* _WRITTEN PROBLEM_
Gather the lines that hold the string "this".

* _RECORDS PROVIDED_
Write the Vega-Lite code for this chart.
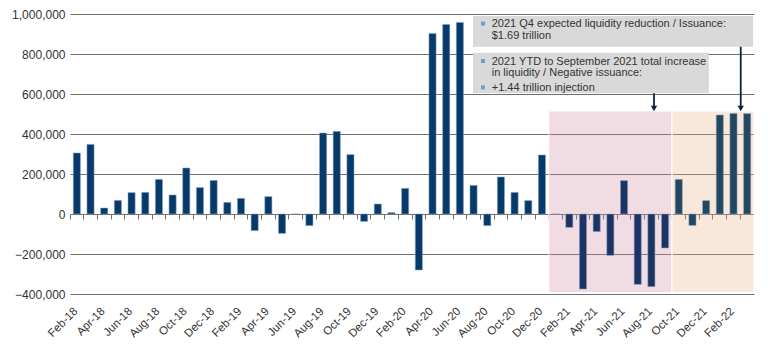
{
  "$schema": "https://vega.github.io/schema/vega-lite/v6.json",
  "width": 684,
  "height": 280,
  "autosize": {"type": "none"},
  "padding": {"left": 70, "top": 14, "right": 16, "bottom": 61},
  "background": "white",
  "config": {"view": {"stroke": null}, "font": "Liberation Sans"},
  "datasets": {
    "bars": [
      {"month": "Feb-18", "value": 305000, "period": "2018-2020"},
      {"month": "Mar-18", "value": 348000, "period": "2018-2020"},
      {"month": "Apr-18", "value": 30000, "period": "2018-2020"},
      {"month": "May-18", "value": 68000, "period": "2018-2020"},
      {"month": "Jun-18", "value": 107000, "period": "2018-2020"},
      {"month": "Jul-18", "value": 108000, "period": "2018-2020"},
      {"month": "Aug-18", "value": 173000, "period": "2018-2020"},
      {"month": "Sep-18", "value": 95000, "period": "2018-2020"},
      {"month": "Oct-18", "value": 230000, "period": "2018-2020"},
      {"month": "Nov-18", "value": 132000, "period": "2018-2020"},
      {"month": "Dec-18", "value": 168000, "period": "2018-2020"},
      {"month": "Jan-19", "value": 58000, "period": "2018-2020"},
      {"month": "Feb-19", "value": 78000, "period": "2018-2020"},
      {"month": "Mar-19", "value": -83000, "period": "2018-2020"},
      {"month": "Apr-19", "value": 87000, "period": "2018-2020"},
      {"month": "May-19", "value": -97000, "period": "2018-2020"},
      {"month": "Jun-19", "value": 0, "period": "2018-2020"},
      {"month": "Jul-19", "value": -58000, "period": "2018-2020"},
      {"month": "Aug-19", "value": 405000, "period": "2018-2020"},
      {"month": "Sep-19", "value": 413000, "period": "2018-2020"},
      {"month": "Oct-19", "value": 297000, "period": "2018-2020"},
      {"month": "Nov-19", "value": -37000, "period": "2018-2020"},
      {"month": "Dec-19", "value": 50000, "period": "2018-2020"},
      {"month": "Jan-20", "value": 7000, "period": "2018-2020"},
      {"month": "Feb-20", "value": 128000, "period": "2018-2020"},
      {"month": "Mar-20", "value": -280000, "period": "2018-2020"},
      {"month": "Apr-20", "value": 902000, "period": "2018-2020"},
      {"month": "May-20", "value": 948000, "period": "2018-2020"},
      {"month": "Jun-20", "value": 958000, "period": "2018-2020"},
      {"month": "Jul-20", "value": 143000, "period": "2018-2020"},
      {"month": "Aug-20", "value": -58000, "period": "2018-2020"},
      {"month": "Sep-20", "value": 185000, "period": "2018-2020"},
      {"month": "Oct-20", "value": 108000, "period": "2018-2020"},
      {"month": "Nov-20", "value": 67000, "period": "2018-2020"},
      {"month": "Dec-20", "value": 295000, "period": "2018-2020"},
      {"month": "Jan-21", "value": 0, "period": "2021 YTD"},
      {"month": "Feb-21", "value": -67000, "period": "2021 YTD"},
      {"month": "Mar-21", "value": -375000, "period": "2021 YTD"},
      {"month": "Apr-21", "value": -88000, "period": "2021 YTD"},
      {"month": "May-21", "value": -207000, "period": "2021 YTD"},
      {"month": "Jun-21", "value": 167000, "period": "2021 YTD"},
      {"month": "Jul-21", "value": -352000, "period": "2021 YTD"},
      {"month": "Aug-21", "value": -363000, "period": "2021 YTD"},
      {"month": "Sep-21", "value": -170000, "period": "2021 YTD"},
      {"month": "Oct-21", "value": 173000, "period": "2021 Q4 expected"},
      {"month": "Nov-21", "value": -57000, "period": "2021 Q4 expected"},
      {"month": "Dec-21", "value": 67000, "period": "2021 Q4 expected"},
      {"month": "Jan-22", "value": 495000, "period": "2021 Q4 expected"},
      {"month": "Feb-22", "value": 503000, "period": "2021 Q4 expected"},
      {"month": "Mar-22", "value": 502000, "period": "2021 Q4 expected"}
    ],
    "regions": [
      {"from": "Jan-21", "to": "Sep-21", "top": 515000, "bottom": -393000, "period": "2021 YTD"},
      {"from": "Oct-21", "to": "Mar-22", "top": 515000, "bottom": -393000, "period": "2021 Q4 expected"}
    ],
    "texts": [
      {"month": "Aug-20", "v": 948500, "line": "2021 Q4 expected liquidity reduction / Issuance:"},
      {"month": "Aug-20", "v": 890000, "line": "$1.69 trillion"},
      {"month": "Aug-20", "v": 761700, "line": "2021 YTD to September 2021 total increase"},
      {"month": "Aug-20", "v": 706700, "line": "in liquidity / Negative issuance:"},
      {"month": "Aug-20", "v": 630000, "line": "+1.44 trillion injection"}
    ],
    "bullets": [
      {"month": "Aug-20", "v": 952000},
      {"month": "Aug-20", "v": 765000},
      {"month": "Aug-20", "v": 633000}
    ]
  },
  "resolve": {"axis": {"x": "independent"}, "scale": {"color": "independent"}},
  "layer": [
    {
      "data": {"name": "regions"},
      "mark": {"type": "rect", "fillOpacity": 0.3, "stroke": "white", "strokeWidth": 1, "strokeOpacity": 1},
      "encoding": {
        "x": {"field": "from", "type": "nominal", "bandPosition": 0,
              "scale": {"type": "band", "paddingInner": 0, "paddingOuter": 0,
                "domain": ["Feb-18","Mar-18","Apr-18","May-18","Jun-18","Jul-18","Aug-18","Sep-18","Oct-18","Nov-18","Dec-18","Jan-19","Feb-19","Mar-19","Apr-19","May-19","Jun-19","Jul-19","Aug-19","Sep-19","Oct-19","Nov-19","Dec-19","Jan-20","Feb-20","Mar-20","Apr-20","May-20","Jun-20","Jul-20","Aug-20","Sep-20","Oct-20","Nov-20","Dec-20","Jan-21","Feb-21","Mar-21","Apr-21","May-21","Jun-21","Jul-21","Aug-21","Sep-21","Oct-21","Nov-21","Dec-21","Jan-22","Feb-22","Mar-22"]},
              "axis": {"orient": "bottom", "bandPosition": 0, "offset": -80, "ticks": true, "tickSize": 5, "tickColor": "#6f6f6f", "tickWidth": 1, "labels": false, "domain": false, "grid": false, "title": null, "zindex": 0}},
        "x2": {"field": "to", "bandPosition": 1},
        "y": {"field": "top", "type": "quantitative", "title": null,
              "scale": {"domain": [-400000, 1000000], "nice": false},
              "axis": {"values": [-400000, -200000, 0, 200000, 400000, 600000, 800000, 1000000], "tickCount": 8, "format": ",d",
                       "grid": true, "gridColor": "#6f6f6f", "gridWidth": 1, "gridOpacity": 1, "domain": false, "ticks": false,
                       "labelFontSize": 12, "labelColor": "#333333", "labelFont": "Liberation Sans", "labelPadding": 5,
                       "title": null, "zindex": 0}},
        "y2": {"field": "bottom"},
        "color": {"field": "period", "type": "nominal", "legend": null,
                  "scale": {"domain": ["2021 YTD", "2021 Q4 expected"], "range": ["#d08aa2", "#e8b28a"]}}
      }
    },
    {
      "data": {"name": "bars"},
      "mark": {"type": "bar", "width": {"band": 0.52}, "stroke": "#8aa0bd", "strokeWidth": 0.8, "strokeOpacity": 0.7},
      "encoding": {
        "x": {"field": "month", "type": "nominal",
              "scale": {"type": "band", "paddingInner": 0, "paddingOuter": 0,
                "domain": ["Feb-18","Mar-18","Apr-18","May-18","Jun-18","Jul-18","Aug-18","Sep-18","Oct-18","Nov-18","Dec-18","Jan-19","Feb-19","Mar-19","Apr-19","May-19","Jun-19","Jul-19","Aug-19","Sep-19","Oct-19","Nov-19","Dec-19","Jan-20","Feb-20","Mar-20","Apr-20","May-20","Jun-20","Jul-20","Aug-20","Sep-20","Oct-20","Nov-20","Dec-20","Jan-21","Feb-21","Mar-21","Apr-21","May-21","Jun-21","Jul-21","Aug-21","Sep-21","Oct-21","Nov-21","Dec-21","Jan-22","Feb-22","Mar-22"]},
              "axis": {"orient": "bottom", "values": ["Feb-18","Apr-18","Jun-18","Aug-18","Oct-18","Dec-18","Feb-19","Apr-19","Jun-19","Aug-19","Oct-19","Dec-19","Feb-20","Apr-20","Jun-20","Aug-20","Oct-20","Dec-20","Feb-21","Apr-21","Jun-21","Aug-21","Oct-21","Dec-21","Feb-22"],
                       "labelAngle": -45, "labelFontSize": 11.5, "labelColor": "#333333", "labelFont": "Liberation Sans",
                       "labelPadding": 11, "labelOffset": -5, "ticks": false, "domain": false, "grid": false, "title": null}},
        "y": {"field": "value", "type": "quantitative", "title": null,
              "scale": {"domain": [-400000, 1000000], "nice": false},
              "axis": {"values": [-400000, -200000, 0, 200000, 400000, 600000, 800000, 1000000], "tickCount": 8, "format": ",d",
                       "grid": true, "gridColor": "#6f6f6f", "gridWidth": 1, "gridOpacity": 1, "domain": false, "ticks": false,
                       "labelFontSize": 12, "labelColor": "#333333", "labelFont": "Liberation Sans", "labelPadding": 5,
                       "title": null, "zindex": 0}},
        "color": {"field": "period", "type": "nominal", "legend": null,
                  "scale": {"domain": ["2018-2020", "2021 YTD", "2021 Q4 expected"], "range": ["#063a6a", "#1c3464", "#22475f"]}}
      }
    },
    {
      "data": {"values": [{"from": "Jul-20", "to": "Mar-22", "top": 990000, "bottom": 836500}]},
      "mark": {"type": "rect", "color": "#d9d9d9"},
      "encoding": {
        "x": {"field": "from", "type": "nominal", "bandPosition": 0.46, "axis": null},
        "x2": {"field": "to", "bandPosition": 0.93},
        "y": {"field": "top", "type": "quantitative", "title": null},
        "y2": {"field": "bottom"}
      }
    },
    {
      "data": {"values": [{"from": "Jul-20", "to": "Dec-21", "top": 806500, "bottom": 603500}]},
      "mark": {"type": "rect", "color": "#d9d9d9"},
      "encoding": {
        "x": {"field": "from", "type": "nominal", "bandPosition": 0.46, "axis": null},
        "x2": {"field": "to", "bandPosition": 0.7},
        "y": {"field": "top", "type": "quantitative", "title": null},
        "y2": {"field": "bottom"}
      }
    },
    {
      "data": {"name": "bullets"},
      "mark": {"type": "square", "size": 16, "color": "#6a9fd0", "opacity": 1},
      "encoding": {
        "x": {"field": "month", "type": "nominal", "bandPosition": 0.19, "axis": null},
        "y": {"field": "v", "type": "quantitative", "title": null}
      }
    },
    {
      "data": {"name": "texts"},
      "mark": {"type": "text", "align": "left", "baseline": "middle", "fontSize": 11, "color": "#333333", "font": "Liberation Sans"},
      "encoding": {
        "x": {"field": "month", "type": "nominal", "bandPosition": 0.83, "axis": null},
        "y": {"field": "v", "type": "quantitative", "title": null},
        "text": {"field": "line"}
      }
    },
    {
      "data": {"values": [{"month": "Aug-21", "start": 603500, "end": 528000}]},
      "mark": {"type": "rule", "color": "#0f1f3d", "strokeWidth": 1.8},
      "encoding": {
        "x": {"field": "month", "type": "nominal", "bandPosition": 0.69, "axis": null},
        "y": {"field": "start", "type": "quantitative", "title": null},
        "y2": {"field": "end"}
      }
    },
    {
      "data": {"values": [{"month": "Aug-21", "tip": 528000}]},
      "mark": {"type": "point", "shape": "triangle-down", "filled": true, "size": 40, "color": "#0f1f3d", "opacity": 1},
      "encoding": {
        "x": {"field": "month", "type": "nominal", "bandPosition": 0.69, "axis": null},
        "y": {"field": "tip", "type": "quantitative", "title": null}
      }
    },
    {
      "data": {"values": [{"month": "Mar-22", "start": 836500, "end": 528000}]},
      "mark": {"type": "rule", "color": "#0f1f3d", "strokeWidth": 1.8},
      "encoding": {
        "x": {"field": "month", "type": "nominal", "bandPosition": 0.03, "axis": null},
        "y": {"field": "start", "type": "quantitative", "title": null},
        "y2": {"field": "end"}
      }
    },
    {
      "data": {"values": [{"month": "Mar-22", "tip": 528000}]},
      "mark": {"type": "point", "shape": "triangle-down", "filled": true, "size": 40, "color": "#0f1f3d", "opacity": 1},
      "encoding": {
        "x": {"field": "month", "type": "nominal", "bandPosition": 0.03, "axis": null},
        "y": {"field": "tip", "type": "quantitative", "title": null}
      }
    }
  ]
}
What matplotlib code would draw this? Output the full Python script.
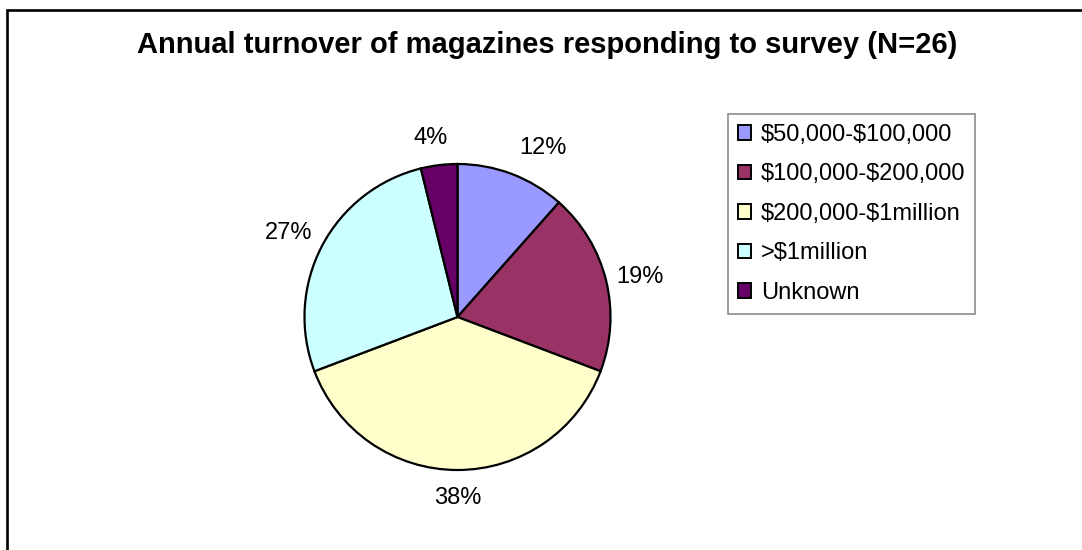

* _ANSWER TO THE PROBLEM_
Write the Vega-Lite code for this chart.
What matplotlib code would draw this? Output the full Python script.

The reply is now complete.